Former police officer Hasan Önal (31), a victim of purges that followed a July 15, 2016 coup attempt in Turkey who was fired from his job by an emergency decree, died in a traffic accident while working as a deliveryman in Ankara, Bold Medya reported.
Önal’s motorcycle slid on the slippery pavement and crashed into the guardrail. He died shortly before an emergency team arrived at the scene of the accident.
Önal was recently married, and his wife is three months pregnant.
Following the failed coup, the Turkish government declared a state of emergency and carried out a massive purge of state institutions under the pretext of an anti-coup fight.
More than 130,000 public servants were summarily removed from their jobs for alleged membership in or relationships with “terrorist organizations” by emergency decree-laws subject to neither judicial nor parliamentary scrutiny.

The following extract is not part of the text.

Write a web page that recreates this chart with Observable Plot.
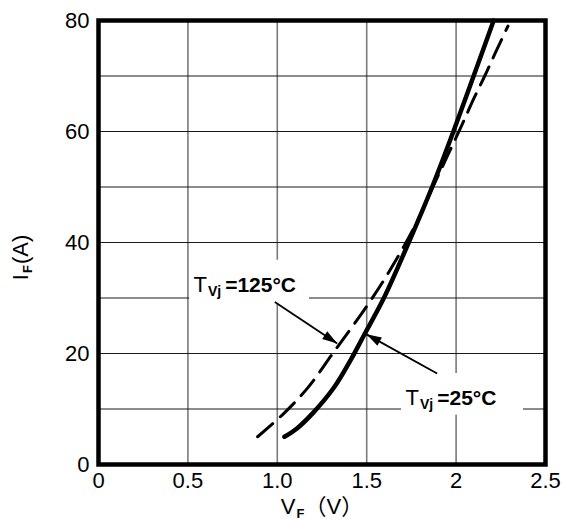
<!DOCTYPE html>
<html>
<head>
<meta charset="utf-8">
<script src="https://cdn.jsdelivr.net/npm/d3@7"></script>
<script src="https://cdn.jsdelivr.net/npm/@observablehq/plot@0.6"></script>
<style>
  html, body { margin: 0; padding: 0; background: #fff; }
  #chart svg { display: block; }
</style>
</head>
<body>
<div id="chart"></div>
<script>
// Diode forward characteristic: forward current I_F versus forward voltage V_F

// Tvj = 25 °C (solid curve)
const vf25 = [1.04, 1.11, 1.20, 1.32, 1.41, 1.49, 1.596, 1.735, 1.866, 1.985, 2.098, 2.21];
const if25 = [5.0, 6.5, 9.3, 14.0, 18.8, 23.6, 30.0, 40.0, 50.0, 60.0, 70.0, 80.0];

// Tvj = 125 °C (dashed curve)
const vf125 = [0.89, 1.03, 1.17, 1.31, 1.50, 1.63, 1.77, 1.87, 1.95, 2.03, 2.10, 2.16, 2.22, 2.29];
const if125 = [5.0, 9.0, 13.8, 20.0, 28.5, 35.0, 43.0, 50.0, 55.5, 61.0, 66.0, 70.0, 74.2, 79.0];

// Axes
const xTicks = [0, 0.5, 1.0, 1.5, 2, 2.5];
const xTickLabels = ["0", "0.5", "1.0", "1.5", "2", "2.5"];
const yTicks = [0, 20, 40, 60, 80];
const yGrid = [10, 20, 30, 40, 50, 60, 70];
const yTitleAt = 37.3; // vertical centre of the y-axis title, in amperes

// Curve labels, in data units: text anchor, white backing box, pointer
const labelNames = ["125°C", "25°C"];
const labelX = [0.531, 1.717];
const labelY = [31.0, 10.7];
const boxX1 = [0.51, 1.695];
const boxX2 = [1.18, 2.377];
const boxY1 = [28.9, 8.9];
const boxY2 = [36.8, 16.4];
const pointerFrom = [[0.986, 29.3], [1.894, 16.4]];
const pointerTo = [[1.335, 21.8], [1.499, 23.45]];

const curve25 = vf25.map((v, i) => ({vf: v, i: if25[i]}));
const curve125 = vf125.map((v, i) => ({vf: v, i: if125[i]}));
const labels = labelNames.map((name, k) => ({
  name, x: labelX[k], y: labelY[k],
  x1: boxX1[k], x2: boxX2[k], y1: boxY1[k], y2: boxY2[k],
  px1: pointerFrom[k][0], py1: pointerFrom[k][1], px2: pointerTo[k][0], py2: pointerTo[k][1]
}));

// Straight pointer with a filled triangular head
function filledHead(index, scales, values, dimensions, context, next) {
  const g = next(index, scales, values, dimensions, context);
  const {x1: X1, y1: Y1, x2: X2, y2: Y2} = values;
  const L = 15, W = 4.6;
  for (const i of index) {
    const a = Math.atan2(Y2[i] - Y1[i], X2[i] - X1[i]);
    const bx = X2[i] - L * Math.cos(a), by = Y2[i] - L * Math.sin(a);
    const pts = [
      [X2[i], Y2[i]],
      [bx + W * Math.sin(a), by - W * Math.cos(a)],
      [bx - W * Math.sin(a), by + W * Math.cos(a)]
    ];
    d3.select(g).append("path")
      .attr("d", "M" + pts.map(p => p.join(",")).join("L") + "Z")
      .attr("fill", "black").attr("stroke", "none");
  }
  return g;
}

// Replaces each text of a text mark by subscripted, mixed-weight spans
function richText(partsFor) {
  return (index, scales, values, dimensions, context, next) => {
    const g = next(index, scales, values, dimensions, context);
    d3.select(g).selectAll("text").each(function(_, j) {
      const sel = d3.select(this).text(null);
      for (const p of partsFor(index[j])) {
        const t = sel.append("tspan").text(p.t);
        if (p.s) t.attr("font-size", p.s);
        if (p.w) t.attr("font-weight", p.w);
        if (p.dy) t.attr("dy", p.dy);
        if (p.dx) t.attr("dx", p.dx);
      }
    });
    return g;
  };
}

const plot = Plot.plot({
  width: 565,
  height: 521,
  marginLeft: 98,
  marginRight: 20,
  marginTop: 20,
  marginBottom: 57,
  style: {
    fontFamily: "'Liberation Sans', Arial, 'Noto Sans CJK SC', sans-serif",
    fontSize: "22px",
    background: "#fff",
    color: "#000"
  },
  x: {domain: [0, 2.5]},
  y: {domain: [0, 80]},
  marks: [
    Plot.ruleX(xTicks.slice(1, -1), {stroke: "#7a7a7a", strokeWidth: 1.6}),
    Plot.ruleY(yGrid, {stroke: "#1a1a1a", strokeWidth: 1.1}),
    Plot.rect(labels, {x1: "x1", x2: "x2", y1: "y1", y2: "y2", fill: "white"}),
    Plot.line(curve125, {
      x: "vf", y: "i", curve: "catmull-rom",
      stroke: "black", strokeWidth: 3, strokeDasharray: "20,10"
    }),
    Plot.line(curve25, {
      x: "vf", y: "i", curve: "catmull-rom",
      stroke: "black", strokeWidth: 4.5
    }),
    Plot.link(labels, {
      x1: "px1", y1: "py1", x2: "px2", y2: "py2",
      stroke: "black", strokeWidth: 1.8, render: filledHead
    }),
    Plot.text(labels, {
      x: "x", y: "y", text: d => "TVj =" + d.name,
      textAnchor: "start", lineAnchor: "bottom",
      render: richText(i => [
        {t: "T", s: 22},
        {t: "Vj", s: 14, w: "bold", dy: 4, dx: 1},
        {t: "=" + labels[i].name, s: 21, w: "bold", dy: -4, dx: 4}
      ])
    }),
    Plot.text([0], {
      frameAnchor: "bottom", dy: 49, lineAnchor: "bottom", textAnchor: "middle",
      text: () => "VF（V）",
      render: richText(() => [
        {t: "V"},
        {t: "F", s: 13, w: "bold", dy: 4, dx: 1},
        {t: "（V）", dy: -4}
      ])
    }),
    Plot.text([yTitleAt], {
      y: d => d, frameAnchor: "left", dx: -78, rotate: -90, textAnchor: "middle",
      text: () => "IF(A)",
      render: richText(() => [
        {t: "I"},
        {t: "F", s: 13, w: "bold", dy: 4, dx: 1},
        {t: "(A)", dy: -4, dx: 1}
      ])
    }),
    Plot.frame({stroke: "black", strokeWidth: 4.5}),
    Plot.axisX({
      ticks: xTicks, tickSize: 0, tickPadding: 8, label: null,
      tickFormat: d => xTickLabels[xTicks.indexOf(d)]
    }),
    Plot.axisY({ticks: yTicks, tickSize: 0, tickPadding: 9, label: null})
  ]
});

document.getElementById("chart").appendChild(plot);
</script>
</body>
</html>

Turkey’s former public servants were not only fired from their jobs after the attempted coup in 2016; they were also prohibited from working again in the public sector and getting a passport. The government also made it difficult for them to work formally in the private sector. Notes were put on the social security database about dismissed public servants to deter potential employers.
According to a joint report by the Justice for Victims Platform and Ömer Faruk Gergerlioğlu, an MP from the pro-Kurdish Peoples’ Democratic Party (HDP) and a prominent defender of human rights, the two-year-long state of emergency declared after the failed putsch caused immense suffering among public servants who were dismissed from their jobs by the government as well as their families.
The biggest problem they have been facing is economic hardship (97.9 percent) followed by psychological problems (88.6 percent), loss of social prestige and social exclusion (83.7 percent), the disintegration of social circles (83.1 percent), unemployment/lack of employment (80.4 percent) and lack of social security (73.2 percent).